According to my calendar, we’re already partway into August. Can you believe it? I sure can’t.
Thankfully, as fast as the summer seems to be flying by, it’s already been full of fun adventures, good times with friends, and lots of delicious food, so I can’t really complain.
I’ve also been working on a few projects, which means there’s also been lots of baking and cooking and writing up a storm behind the scenes. I’ll be sharing all of those projects with you over the next little while, but in the meantime, it’s time for some Secret Recipe Club fun, in the form of a ridiculous easy Peach Rhubarb Cake.
This month, my assignment is Italian in the Midwest, which is written by Pola. She describes her blog as an effort to bring authentic Italian dishes to the American midwest, which is something she’s certainly qualified to do, considering she’s an honest-to-goodness Italian gal.
Initially, I had planned on making one of Pola’s many amazing classic Italian dishes, but as soon as I spotted Pola’s recipe for Rhubarb Cake, that plan flew right out the window. For one, I was craving a simple summery dessert, and two, I had all of the ingredients I needed on hand… right down to a container of Greek yogurt in that awkward stage between big-enough-to-eat and small-enough-to-toss-without-guilt.
See? It’s like Pola knew I’d be in this position, and created a cake just for me.
It’s a perfect dessert for those perfect summer days, when the sun is shining and the breeze is blowing, and you simply can’t bear to be indoors any longer than absolutely necessary.

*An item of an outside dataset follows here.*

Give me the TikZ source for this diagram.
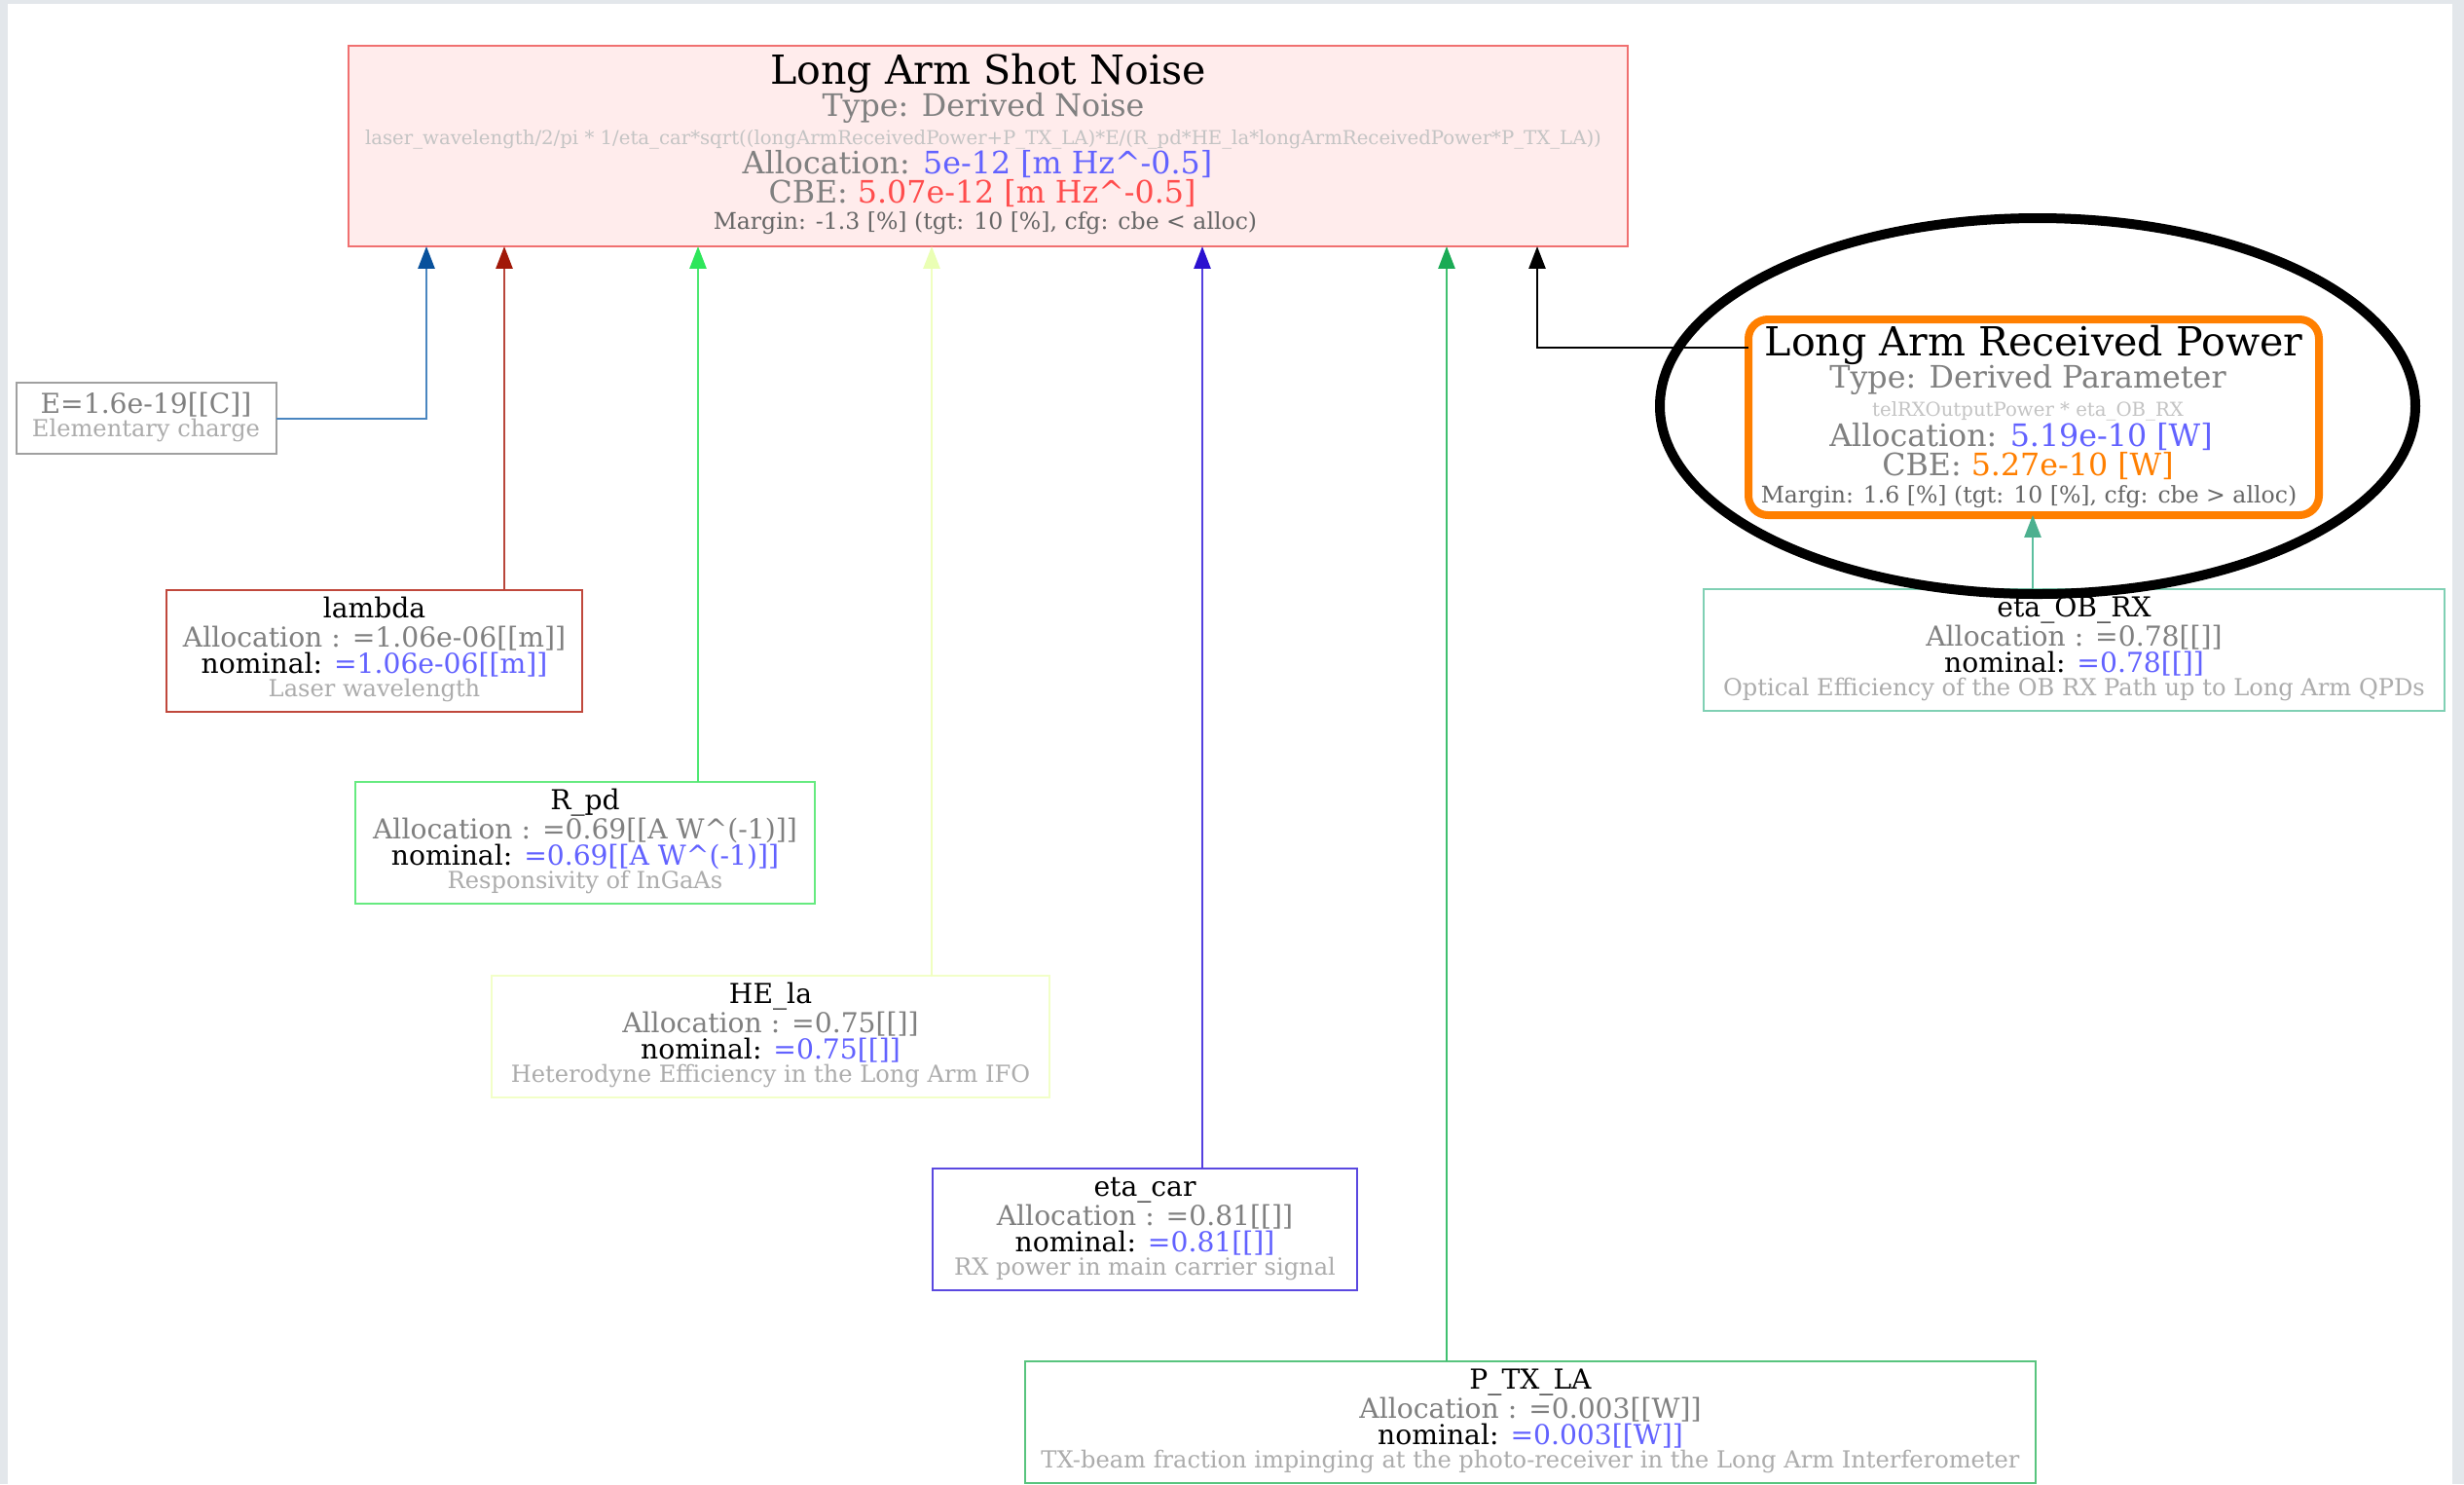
\documentclass[tikz,border=0pt]{standalone}
\usepackage{fontspec}
\setmainfont{DejaVu Serif}
\usetikzlibrary{arrows.meta,shapes.geometric}

% palette
\definecolor{pagegrey}{HTML}{E3E7EB}
\definecolor{txtgrey}{HTML}{808080}
\definecolor{txtlight}{HTML}{C4C4C4}
\definecolor{txtdesc}{HTML}{ACACAC}
\definecolor{txtmargin}{HTML}{666666}
\definecolor{valblue}{HTML}{6262FF}
\definecolor{valred}{HTML}{FF4D4D}
\definecolor{valorange}{HTML}{FF7F00}
\definecolor{snfill}{HTML}{FFECEC}
\definecolor{snline}{HTML}{F07070}
\definecolor{egrey}{HTML}{A0A0A0}
\definecolor{lamline}{HTML}{C0483C}
\definecolor{rpdline}{HTML}{66EA80}
\definecolor{healine}{HTML}{F2FFC8}
\definecolor{carline}{HTML}{5A48E0}
\definecolor{ptxline}{HTML}{58C47E}
\definecolor{obline}{HTML}{80D0B4}
% connector line / head colours
\definecolor{eEl}{HTML}{4A86C0}\definecolor{eEh}{HTML}{08519C}
\definecolor{eLl}{HTML}{B8463A}\definecolor{eLh}{HTML}{A11808}
\definecolor{eRl}{HTML}{4EE872}\definecolor{eRh}{HTML}{2EE65A}
\definecolor{eHl}{HTML}{F0FFC0}\definecolor{eHh}{HTML}{EAFFB4}
\definecolor{eCl}{HTML}{5540E0}\definecolor{eCh}{HTML}{2A10D0}
\definecolor{ePl}{HTML}{40C070}\definecolor{ePh}{HTML}{1AAB55}
\definecolor{eOl}{HTML}{5CBF9F}\definecolor{eOh}{HTML}{4CB08F}

% font sizes
\newcommand\fTitle{\fontsize{14.4pt}{16pt}\selectfont}
\newcommand\fSec{\fontsize{11.1pt}{13pt}\selectfont}
\newcommand\fMargin{\fontsize{8.25pt}{9.5pt}\selectfont}
\newcommand\fFormula{\fontsize{6.9pt}{8pt}\selectfont}
\newcommand\fMain{\fontsize{9.87pt}{11.5pt}\selectfont}
\newcommand\fDesc{\fontsize{8.45pt}{9.5pt}\selectfont}

\tikzset{
  sz/.style 2 args={minimum width=#1*0.35pt, minimum height=#2*0.35pt},
  box/.style={draw=#1, rectangle, inner sep=0pt, outer sep=0pt, line width=0.7pt, fill=white},
  txt/.style={anchor=base, inner sep=0pt, outer sep=0pt},
  link/.style 2 args={draw=#1, line width=0.7pt,
    -{Triangle[length=8pt,width=6pt,color=#2]}},
}

\begin{document}
\begin{tikzpicture}[x=0.35pt,y=-0.35pt]
% page
\fill[pagegrey] (0,0) rectangle (2531,1524);
\fill[white] (8,4) rectangle (2519,1524);
\useasboundingbox (0,0) rectangle (2531,1524);

% ---- derived noise ----
\node[box=snline, fill=snfill, line width=0.9pt, sz={1314}{206}] (sn) at (1015,150) {};
\node[txt, font=\fTitle] (sn-t) at (1015,86) {Long Arm Shot Noise};
\node[txt, font=\fSec, text=txtgrey] (sn-ty) at (1010,119) {Type: Derived Noise};
\node[txt, font=\fFormula, text=txtlight] (sn-f) at (1010,148)
  {laser\_wavelength/2/pi * 1/eta\_car*sqrt((longArmReceivedPower+P\_TX\_LA)*E/(R\_pd*HE\_la*longArmReceivedPower*P\_TX\_LA))};
\node[txt, font=\fSec, text=txtgrey] (sn-a) at (1004,178) {Allocation: \textcolor{valblue}{5e-12 [m Hz\textasciicircum-0.5]}};
\node[txt, font=\fSec, text=txtgrey] (sn-c) at (1009,208) {CBE: \textcolor{valred}{5.07e-12 [m Hz\textasciicircum-0.5]}};
\node[txt, font=\fMargin, text=txtmargin] (sn-m) at (1012,235) {Margin: -1.3 [\%] (tgt: 10 [\%], cfg: cbe < alloc)};

% ---- derived parameter ----
\node[box=valorange, line width=2.8pt, rounded corners=7pt, sz={586}{201}] (larp) at (2089,428.5) {};
\node[txt, font=\fTitle] (larp-t) at (2089,365) {Long Arm Received Power};
\node[txt, font=\fSec, text=txtgrey] (larp-ty) at (2083,398) {Type: Derived Parameter};
\node[txt, font=\fFormula, text=txtlight] (larp-f) at (2083,427) {telRXOutputPower * eta\_OB\_RX};
\node[txt, font=\fSec, text=txtgrey] (larp-a) at (2076,458) {Allocation: \textcolor{valblue}{5.19e-10 [W]}};
\node[txt, font=\fSec, text=txtgrey] (larp-c) at (2083,488) {CBE: \textcolor{valorange}{5.27e-10 [W]}};
\node[txt, font=\fMargin, text=txtmargin] (larp-m) at (2084,516) {Margin: 1.6 [\%] (tgt: 10 [\%], cfg: cbe > alloc)};

% ---- constant ----
\node[box=egrey, sz={267}{73}] (ebox) at (150,429.5) {};
\node[txt, font=\fMain, text=txtgrey] (ebox-v) at (150,424) {E=1.6e-19[[C]]};
\node[txt, font=\fDesc, text=txtdesc] (ebox-d) at (150,448) {Elementary charge};

% ---- parameters ----
\newcommand\param[8]{%
  % #1 name, #2 colour, #3 cx, #4 top, #5 width, #6 title, #7 value, #8 description
  \node[box=#2, sz={#5}{125}, anchor=north] (#1) at (#3,#4) {};
  \node[txt, font=\fMain] (#1-t) at (#3,#4+28) {#6};
  \node[txt, font=\fMain, text=txtgrey] (#1-a) at (#3,#4+58) {Allocation : =#7};
  \node[txt, font=\fMain] (#1-n) at (#3,#4+85) {nominal: \textcolor{valblue}{=#7}};
  \node[txt, font=\fDesc, text=txtdesc] (#1-d) at (#3,#4+109) {#8};
}
\param{lam}{lamline}{384.5}{606}{427}{lambda}{1.06e-06[[m]]}{Laser wavelength}
\param{rpd}{rpdline}{601}{803}{472}{R\_pd}{0.69[[A W\textasciicircum(-1)]]}{Responsivity of InGaAs}
\param{hela}{healine}{791.5}{1002}{573}{HE\_la}{0.75[[]]}{Heterodyne Efficiency in the Long Arm IFO}
\param{car}{carline}{1176}{1200}{436}{eta\_car}{0.81[[]]}{RX power in main carrier signal}
\param{ptx}{ptxline}{1572}{1398}{1038}{P\_TX\_LA}{0.003[[W]]}{TX-beam fraction impinging at the photo-receiver in the Long Arm Interferometer}
\param{obrx}{obline}{2130.5}{605}{761}{eta\_OB\_RX}{0.78[[]]}{Optical Efficiency of the OB RX Path up to Long Arm QPDs}

% ---- connectors ----
\draw[link={eEl}{eEh}] (ebox.east) -| (sn.south -| 438,0);
\draw[link={eLl}{eLh}] (lam.north -| 518,0) -- (sn.south -| 518,0);
\draw[link={eRl}{eRh}] (rpd.north -| 717,0) -- (sn.south -| 717,0);
\draw[link={eHl}{eHh}] (hela.north -| 957,0) -- (sn.south -| 957,0);
\draw[link={eCl}{eCh}] (car.north -| 1235,0) -- (sn.south -| 1235,0);
\draw[link={ePl}{ePh}] (ptx.north -| 1486,0) -- (sn.south -| 1486,0);
\draw[link={black}{black}] (larp.west |- 0,357) -| (sn.south -| 1579,0);
\draw[link={eOl}{eOh}] (obrx.north -| 2088,0) -- (larp.south -| 2088,0);

% ---- highlight ring ----
\node[draw=black, line width=3.5pt, ellipse, inner sep=0pt, sz={776}{386}] (ring) at (2093,417) {};
\end{tikzpicture}
\end{document}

The cake batter come together in a flash, and then it’s just a matter of folding in the fruit and tossing it into a hot oven while you deal with the rest of dinner. (And don’t panic when it seems like there’s entirely too much fruit and not nearly enough batter – it’ll all sort itself out in the oven, I promise.)
I started off following Pola’s recipe pretty closely, though I couldn’t help but tossing in a little vanilla extract and salt for flavour. But when the time came to add the fruit, I couldn’t help myself… I’d just bought a big basket of fresh Ontario peaches, so perfectly suited for this recipe that they practically jumped into the batter on their own.
Not being one to stand between a fruit and its destiny, I decided to substitute roughly chopped peaches for half of the rhubarb in Pola’s original cake.
That’s the beauty of this kind of cake, you see… it can easily be adapted with whatever fruit you happen to have on hand. No rhubarb? No problem! Almost any summer fruit will do just as well – blueberries, strawberries, apricots or plums would all be perfect choices.
Serve it just as it is, or throw on a dollop of whipped cream if you’re feeling indulgent. (Which, as you can see, is exactly how I was feeling.)
- 1 egg
- ¾ cup sugar
- ¼ cup greek yogurt
- ½ tsp vanilla extract
- 1 cup flour
- 2 tsp baking powder
- ½ tsp salt
- 2 medium-sized ripe peaches (~1/2 lb), pitted and roughly chopped
- ½ lb rhubarb, roughly chopped
- Preheat the oven to 375F. Line a lightly greased 8" round cake tin with parchment.
- In a large mixing bowl, beat the eggs and sugar until pale yellow and doubled in volume. Stir in the yogurt and vanilla extract.
- In a second bowl, combine flour, baking powder and salt, and beat into the egg mixture.
- Fold in the peaches and rhubarb, and scrape into the prepared pan. Bake in preheated oven for 40 minutes, or until the top is golden brown and a toothpick inserted into the centre comes out with a moist crumb. Let cool on a wire rack for at least half an hour before serving.